### EXERCISE DETAILS
Reproduce the listing below from the line with "Recreate this image" to the line with "import pandas as pd", both lines included, character for character, minus any pictures.

### RECORDS TO PROCESS
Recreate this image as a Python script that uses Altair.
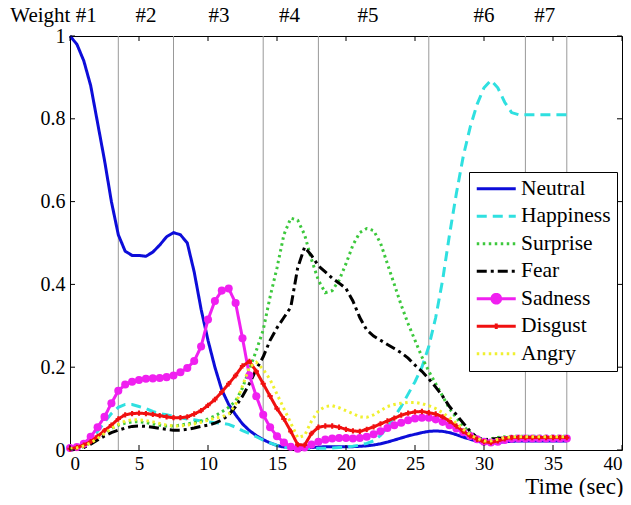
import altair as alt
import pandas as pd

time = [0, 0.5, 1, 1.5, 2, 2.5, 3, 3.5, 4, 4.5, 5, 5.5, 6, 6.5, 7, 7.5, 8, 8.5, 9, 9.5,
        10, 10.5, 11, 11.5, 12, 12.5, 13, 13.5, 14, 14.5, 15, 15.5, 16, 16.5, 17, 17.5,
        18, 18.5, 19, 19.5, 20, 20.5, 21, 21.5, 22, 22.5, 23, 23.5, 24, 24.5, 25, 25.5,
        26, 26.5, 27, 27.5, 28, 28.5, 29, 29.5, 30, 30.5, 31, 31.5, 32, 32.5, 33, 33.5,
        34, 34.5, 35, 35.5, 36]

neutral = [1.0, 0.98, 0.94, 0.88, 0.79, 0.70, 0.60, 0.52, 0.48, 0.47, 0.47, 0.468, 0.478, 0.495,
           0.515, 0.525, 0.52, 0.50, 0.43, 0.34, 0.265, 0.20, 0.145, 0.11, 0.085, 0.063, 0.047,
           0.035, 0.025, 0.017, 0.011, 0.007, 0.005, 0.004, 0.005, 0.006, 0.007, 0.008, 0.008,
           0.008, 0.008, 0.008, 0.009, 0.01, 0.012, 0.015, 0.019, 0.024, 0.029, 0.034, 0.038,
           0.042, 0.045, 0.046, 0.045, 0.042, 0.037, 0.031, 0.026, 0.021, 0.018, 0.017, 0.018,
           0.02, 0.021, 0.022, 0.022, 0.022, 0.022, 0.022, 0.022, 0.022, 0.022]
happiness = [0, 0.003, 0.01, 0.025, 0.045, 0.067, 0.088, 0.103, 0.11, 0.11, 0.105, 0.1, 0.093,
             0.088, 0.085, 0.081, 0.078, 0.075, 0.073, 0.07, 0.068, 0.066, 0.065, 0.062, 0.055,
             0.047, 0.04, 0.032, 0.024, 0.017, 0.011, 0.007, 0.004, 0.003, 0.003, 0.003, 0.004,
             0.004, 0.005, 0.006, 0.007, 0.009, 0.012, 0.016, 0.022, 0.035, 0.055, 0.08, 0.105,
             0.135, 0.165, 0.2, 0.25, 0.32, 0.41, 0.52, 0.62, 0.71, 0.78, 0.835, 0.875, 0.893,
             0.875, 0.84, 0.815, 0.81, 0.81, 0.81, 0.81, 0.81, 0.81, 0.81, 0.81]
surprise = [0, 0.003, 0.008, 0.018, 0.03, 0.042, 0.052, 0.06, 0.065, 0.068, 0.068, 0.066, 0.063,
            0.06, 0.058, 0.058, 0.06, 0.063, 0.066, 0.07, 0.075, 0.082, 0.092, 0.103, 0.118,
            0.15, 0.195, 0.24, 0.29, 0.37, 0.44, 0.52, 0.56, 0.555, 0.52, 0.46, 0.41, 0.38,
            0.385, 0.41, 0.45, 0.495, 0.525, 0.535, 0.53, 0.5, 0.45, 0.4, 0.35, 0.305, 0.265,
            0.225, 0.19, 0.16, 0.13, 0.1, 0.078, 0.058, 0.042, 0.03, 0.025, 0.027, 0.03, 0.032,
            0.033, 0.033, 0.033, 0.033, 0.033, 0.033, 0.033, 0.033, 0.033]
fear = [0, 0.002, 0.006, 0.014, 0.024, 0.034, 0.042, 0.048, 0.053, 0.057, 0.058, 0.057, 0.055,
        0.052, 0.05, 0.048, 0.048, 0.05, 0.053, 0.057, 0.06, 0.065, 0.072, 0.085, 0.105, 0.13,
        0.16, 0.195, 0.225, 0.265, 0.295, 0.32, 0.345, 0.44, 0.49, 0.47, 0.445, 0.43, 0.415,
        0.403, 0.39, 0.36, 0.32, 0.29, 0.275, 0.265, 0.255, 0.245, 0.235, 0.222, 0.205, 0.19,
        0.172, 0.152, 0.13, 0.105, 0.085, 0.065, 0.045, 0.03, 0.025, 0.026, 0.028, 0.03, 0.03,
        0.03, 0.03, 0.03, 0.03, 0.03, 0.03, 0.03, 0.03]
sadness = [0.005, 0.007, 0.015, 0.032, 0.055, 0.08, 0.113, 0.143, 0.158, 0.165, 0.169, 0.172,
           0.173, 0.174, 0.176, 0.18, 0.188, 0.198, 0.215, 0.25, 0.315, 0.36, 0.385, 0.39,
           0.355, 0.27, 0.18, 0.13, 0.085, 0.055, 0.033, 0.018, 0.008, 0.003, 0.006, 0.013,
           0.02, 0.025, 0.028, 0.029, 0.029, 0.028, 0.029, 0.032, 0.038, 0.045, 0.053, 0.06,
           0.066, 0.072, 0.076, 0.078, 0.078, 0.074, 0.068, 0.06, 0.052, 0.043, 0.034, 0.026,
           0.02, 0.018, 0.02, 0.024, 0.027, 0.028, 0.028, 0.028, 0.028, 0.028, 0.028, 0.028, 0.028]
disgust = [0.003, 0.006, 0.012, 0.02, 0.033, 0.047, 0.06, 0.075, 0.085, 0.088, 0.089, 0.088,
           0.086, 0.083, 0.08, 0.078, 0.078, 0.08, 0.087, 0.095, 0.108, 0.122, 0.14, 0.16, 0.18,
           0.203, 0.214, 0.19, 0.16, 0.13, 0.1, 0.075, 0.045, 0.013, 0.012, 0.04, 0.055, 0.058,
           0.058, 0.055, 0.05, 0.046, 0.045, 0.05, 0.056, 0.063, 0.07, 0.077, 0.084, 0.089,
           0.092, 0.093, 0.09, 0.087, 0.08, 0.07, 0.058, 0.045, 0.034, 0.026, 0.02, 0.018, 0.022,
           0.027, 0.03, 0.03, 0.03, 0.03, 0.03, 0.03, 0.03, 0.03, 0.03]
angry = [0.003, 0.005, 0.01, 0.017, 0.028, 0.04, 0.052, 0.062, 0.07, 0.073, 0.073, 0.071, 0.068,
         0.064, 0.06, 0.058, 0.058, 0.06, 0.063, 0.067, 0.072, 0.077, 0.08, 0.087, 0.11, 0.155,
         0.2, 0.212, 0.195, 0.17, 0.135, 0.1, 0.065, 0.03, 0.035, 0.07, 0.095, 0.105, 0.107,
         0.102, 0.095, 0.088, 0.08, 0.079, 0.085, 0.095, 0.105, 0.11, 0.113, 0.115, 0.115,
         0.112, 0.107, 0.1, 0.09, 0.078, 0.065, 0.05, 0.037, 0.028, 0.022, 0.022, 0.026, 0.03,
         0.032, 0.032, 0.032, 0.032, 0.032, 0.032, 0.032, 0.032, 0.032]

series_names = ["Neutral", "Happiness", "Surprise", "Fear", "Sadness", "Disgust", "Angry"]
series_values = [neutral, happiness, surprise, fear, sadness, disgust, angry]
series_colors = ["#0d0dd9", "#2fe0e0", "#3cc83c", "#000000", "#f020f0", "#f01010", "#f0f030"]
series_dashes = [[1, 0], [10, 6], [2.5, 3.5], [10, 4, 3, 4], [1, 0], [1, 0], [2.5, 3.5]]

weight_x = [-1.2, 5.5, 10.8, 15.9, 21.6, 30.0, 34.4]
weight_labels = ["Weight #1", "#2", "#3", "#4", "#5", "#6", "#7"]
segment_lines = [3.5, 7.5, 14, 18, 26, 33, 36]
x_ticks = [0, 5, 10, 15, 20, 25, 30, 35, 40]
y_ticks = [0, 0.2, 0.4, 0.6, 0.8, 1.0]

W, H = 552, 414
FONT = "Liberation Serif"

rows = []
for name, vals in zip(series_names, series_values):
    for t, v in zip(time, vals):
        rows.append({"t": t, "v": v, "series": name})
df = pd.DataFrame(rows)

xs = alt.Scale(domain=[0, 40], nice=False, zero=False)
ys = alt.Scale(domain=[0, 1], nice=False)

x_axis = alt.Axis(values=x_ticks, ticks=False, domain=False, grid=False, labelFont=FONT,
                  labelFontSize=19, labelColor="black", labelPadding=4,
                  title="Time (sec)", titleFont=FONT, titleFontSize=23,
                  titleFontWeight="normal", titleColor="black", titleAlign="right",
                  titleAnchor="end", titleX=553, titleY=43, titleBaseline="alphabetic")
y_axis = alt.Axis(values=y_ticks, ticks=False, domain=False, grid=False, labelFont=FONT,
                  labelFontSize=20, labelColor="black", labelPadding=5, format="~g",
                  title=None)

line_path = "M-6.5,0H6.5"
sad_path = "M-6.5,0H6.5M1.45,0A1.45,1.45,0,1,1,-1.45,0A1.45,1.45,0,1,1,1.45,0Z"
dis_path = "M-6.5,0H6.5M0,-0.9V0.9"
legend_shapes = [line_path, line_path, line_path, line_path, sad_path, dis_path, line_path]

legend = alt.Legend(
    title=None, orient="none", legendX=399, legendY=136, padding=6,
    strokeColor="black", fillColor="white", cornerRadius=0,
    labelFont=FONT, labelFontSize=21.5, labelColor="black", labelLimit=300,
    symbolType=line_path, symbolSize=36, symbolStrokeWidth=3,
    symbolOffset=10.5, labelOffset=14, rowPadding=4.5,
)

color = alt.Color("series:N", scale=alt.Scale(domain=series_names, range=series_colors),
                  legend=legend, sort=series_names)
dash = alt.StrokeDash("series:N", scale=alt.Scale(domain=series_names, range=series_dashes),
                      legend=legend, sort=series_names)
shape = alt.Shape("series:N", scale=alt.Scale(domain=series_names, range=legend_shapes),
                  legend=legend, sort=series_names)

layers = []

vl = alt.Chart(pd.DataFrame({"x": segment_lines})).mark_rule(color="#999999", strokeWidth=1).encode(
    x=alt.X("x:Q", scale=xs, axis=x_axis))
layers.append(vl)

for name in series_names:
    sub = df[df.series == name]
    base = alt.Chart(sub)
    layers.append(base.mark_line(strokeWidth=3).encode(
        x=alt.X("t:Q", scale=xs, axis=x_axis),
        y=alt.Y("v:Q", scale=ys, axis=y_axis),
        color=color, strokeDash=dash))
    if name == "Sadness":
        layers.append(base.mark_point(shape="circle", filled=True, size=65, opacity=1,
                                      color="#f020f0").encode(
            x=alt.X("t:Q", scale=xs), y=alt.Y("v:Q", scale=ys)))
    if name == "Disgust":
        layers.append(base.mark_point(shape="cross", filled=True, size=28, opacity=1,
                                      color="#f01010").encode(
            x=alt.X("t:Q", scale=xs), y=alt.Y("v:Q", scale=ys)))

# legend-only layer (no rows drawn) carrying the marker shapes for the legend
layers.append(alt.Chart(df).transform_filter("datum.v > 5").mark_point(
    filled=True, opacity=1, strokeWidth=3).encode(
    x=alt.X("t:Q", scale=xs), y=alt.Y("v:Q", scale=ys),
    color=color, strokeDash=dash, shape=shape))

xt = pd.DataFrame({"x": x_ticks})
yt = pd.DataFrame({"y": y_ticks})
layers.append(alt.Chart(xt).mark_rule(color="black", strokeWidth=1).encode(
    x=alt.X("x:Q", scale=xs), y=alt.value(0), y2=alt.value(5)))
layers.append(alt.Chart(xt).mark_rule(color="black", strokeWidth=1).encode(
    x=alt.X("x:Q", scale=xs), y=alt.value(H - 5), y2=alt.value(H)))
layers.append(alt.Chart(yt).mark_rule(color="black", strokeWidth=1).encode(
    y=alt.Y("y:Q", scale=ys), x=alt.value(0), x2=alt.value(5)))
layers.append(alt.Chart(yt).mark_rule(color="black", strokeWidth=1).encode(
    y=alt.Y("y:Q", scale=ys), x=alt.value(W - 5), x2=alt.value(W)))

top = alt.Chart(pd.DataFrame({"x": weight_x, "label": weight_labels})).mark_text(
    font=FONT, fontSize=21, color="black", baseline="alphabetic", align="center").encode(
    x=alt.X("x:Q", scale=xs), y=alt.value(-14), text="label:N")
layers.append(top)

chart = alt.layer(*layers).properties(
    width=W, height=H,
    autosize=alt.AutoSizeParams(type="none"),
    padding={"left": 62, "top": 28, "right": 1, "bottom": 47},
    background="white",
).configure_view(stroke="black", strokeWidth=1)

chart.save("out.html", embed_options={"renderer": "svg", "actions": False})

---

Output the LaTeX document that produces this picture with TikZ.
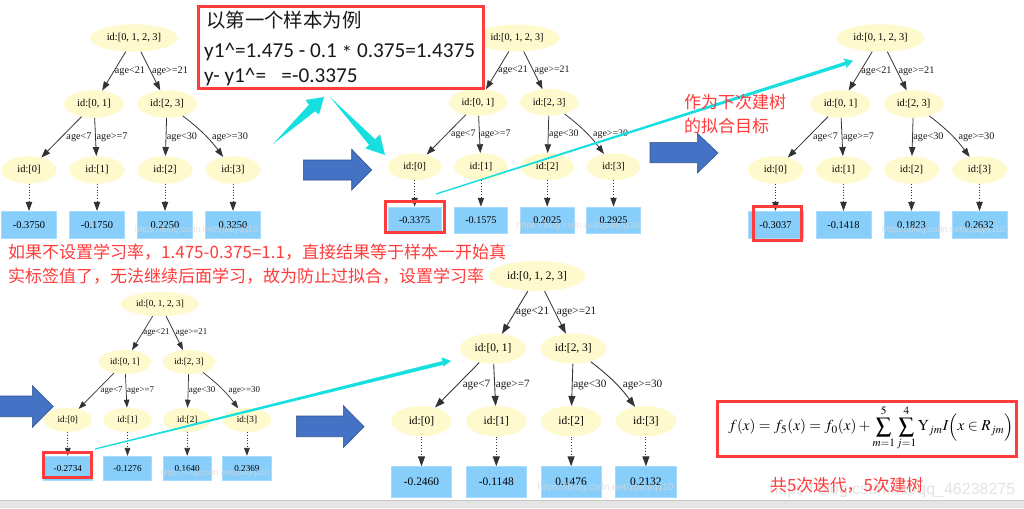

...

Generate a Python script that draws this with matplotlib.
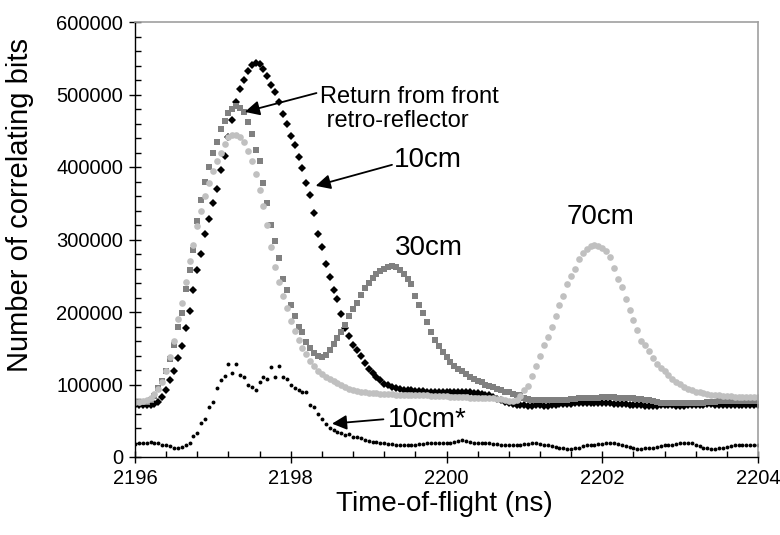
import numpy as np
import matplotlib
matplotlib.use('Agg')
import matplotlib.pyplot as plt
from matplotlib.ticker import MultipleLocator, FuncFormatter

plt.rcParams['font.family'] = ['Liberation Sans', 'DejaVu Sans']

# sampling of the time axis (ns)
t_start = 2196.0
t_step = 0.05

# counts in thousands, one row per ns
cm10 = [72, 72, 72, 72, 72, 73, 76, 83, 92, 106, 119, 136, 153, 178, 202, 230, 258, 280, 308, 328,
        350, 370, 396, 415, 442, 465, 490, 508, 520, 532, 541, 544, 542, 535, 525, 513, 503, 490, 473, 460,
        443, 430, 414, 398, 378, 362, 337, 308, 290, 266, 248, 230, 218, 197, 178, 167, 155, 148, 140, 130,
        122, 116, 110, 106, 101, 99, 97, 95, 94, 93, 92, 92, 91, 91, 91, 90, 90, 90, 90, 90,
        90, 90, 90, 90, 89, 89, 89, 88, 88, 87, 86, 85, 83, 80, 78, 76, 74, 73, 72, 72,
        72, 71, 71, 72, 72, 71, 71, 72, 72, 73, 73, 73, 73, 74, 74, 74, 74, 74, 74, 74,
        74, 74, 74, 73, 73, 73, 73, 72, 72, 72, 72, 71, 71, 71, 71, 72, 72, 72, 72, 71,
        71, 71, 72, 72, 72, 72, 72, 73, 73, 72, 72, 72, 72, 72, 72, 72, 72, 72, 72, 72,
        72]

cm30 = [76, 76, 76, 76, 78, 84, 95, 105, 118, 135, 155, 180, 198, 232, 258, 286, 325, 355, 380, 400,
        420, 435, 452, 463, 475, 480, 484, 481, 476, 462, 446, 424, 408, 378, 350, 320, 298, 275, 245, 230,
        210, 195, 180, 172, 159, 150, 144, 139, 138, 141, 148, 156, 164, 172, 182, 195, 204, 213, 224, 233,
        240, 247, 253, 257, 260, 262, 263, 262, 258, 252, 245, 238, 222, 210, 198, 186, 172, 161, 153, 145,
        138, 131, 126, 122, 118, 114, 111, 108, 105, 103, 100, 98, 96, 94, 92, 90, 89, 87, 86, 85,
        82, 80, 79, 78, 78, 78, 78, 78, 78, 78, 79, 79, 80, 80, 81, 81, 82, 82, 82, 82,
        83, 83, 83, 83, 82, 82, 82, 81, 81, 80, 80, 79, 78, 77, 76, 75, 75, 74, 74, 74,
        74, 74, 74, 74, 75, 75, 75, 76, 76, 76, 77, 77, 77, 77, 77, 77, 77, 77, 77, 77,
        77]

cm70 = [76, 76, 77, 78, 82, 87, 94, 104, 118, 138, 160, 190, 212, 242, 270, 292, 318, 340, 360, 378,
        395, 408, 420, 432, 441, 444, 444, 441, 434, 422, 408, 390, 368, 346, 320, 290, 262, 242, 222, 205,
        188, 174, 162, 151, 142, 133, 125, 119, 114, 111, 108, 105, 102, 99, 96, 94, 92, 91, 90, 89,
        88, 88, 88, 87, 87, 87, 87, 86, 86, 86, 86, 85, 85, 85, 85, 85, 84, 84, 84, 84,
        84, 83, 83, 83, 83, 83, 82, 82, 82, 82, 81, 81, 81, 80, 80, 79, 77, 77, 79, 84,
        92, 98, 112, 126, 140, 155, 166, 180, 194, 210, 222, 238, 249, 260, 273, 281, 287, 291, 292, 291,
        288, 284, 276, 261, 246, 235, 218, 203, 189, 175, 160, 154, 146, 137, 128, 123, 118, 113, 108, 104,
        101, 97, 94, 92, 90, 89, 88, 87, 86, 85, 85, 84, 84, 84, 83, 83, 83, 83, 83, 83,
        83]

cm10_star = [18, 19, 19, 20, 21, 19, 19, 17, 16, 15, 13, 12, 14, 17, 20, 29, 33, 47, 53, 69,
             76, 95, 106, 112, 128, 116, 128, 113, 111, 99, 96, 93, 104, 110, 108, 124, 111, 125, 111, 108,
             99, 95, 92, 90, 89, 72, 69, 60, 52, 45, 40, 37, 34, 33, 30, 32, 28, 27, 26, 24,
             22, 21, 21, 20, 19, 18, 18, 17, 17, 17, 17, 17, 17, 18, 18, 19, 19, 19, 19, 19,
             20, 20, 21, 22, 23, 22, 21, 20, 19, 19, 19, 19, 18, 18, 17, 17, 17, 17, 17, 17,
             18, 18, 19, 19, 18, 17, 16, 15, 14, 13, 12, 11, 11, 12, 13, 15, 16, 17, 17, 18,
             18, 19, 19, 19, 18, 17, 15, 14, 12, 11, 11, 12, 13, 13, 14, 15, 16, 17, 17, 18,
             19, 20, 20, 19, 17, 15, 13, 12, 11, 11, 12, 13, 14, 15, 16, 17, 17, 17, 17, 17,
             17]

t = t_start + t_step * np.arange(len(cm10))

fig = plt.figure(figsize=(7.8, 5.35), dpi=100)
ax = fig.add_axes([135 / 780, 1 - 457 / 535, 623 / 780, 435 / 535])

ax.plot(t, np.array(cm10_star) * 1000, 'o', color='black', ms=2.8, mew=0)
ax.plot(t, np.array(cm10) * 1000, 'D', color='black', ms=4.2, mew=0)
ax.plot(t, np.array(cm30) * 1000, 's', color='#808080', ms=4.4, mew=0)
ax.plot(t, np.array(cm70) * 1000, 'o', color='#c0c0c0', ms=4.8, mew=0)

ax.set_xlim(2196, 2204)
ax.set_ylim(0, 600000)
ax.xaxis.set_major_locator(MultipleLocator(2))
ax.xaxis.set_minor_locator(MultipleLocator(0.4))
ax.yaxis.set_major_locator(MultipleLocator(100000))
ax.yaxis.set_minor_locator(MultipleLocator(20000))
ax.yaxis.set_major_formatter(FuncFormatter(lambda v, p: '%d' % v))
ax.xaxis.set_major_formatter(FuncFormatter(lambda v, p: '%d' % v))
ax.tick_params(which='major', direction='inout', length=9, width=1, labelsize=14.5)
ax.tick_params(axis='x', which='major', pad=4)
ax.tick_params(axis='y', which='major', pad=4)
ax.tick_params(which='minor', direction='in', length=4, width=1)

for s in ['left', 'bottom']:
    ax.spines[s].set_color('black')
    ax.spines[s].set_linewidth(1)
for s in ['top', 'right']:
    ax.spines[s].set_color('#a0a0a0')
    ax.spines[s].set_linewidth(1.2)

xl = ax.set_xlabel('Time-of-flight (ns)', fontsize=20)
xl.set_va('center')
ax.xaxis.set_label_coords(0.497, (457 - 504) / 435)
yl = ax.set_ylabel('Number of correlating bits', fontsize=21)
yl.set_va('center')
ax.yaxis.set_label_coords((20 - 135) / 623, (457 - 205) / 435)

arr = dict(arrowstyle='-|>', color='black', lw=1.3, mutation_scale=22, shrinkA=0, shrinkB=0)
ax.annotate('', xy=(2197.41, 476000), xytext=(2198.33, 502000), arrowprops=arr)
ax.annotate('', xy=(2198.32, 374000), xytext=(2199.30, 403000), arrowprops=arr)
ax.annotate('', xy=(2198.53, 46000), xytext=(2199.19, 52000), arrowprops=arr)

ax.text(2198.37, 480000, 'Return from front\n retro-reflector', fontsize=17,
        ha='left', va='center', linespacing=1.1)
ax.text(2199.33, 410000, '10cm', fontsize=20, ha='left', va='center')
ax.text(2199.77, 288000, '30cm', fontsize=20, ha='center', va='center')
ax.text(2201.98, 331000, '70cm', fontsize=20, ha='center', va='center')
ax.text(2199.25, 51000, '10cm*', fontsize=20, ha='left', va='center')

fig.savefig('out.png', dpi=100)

### THE SOLUTION
Recreate this image as a Python script that uses Altair.
import altair as alt
import pandas as pd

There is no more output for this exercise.